Though there are advances of the Ukrainian army, it is mostly “stuck in minefields under attacks from Russian artillery and drones,” and there is a increasing prospect of trench warfare that “could drag on for years and exhaust the Ukrainian state.”

Zaluzhny concluded: “Russia should not be underestimated. It suffered heavy losses and used up a lot of ammunition, but it will have an advantage in weapons, equipment, missiles and ammunition for a long time," he said. "Our NATO partners are also dramatically increasing their production capacity, but this requires at least a year, and in some cases, such as aircraft and control systems, two years.”

For the Ukrainian army to truly succeed, it needs air superiority, highly effective electronic and counter-battery warfare, new technologies for mining and crossing minefields, and the ability to mobilize and train more reserves.

China and most countries of the so-called global South have expressed their support for negotiations between Russia and Ukraine.

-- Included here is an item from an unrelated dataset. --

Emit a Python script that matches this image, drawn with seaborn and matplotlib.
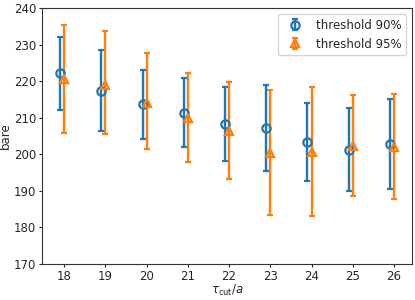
import matplotlib
matplotlib.use("Agg")
import matplotlib.pyplot as plt
import seaborn as sns
import numpy as np

tcut = [18, 19, 20, 21, 22, 23, 24, 25, 26]

val90 = [222.2, 217.4, 213.7, 211.4, 208.4, 207.3, 203.4, 201.2, 202.7]
up90 = [232.2, 228.5, 223.2, 220.8, 218.5, 219.0, 214.0, 212.8, 215.2]
lo90 = [212.2, 206.3, 204.2, 202.0, 198.3, 195.5, 192.8, 190.1, 190.5]

val95 = [220.6, 219.0, 214.1, 209.9, 206.5, 200.3, 200.6, 202.3, 202.1]
up95 = [235.4, 233.6, 227.6, 222.3, 219.8, 217.6, 218.4, 216.1, 216.5]
lo95 = [205.9, 205.6, 201.5, 198.0, 193.3, 183.4, 183.2, 188.7, 187.8]

labels = ["threshold 90%", "threshold 95%"]

sns.set_style("ticks")
plt.rcParams['font.family'] = ['DejaVu Sans']
pal = sns.color_palette("tab10")

fig, ax = plt.subplots(figsize=(4.15, 3.0), dpi=100)

x = np.array(tcut, dtype=float)
v90 = np.array(val90); v95 = np.array(val95)
ax.errorbar(x - 0.1, v90, yerr=[v90 - np.array(lo90), np.array(up90) - v90],
            fmt='o', mfc='none', mec=pal[0], color=pal[0], ms=6, mew=1.6,
            elinewidth=1.7, capsize=2.4, capthick=1.7, label=labels[0])
ax.errorbar(x, v95, yerr=[v95 - np.array(lo95), np.array(up95) - v95],
            fmt='^', mfc='none', mec=pal[1], color=pal[1], ms=6, mew=1.6,
            elinewidth=1.7, capsize=2.4, capthick=1.7, label=labels[1])

ax.set_xlim(17.47, 26.44)
ax.set_ylim(170, 240)
ax.set_xticks(tcut)
ax.set_yticks(np.arange(170, 241, 10))
ax.tick_params(labelsize=8.5, length=2.5, width=0.8, pad=1.8)
ax.set_xlabel(r"$\tau_{\rm cut}/a$", fontsize=8.5, labelpad=0)
ax.set_ylabel("bare", fontsize=8.5, labelpad=1.5)
for s in ax.spines.values():
    s.set_color('#333333')
    s.set_linewidth(0.8)
ax.legend(loc='upper right', fontsize=8.5, frameon=True, borderaxespad=0.5)

fig.subplots_adjust(left=0.102, right=0.993, top=0.973, bottom=0.12)
fig.savefig("out.png", dpi=100)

Meanwhile in the West, certain influential voices are pushing for negotiations, guided by a purely pragmatic principle that if military victory is impossible, it is necessary to move on to diplomacy.

The position of the allies is crucial: Ukraine’s ability to fight a long war of attrition and eventually change the situation at the front in its favor depends on the military, economic and political support of the West. And this support, at least on the scale necessary for victory, is not guaranteed.

Still, the question of negotiations is no less complicated, as the positions of Russia and Ukraine today are so irreconcilable that it is difficult to imagine productive negotiations.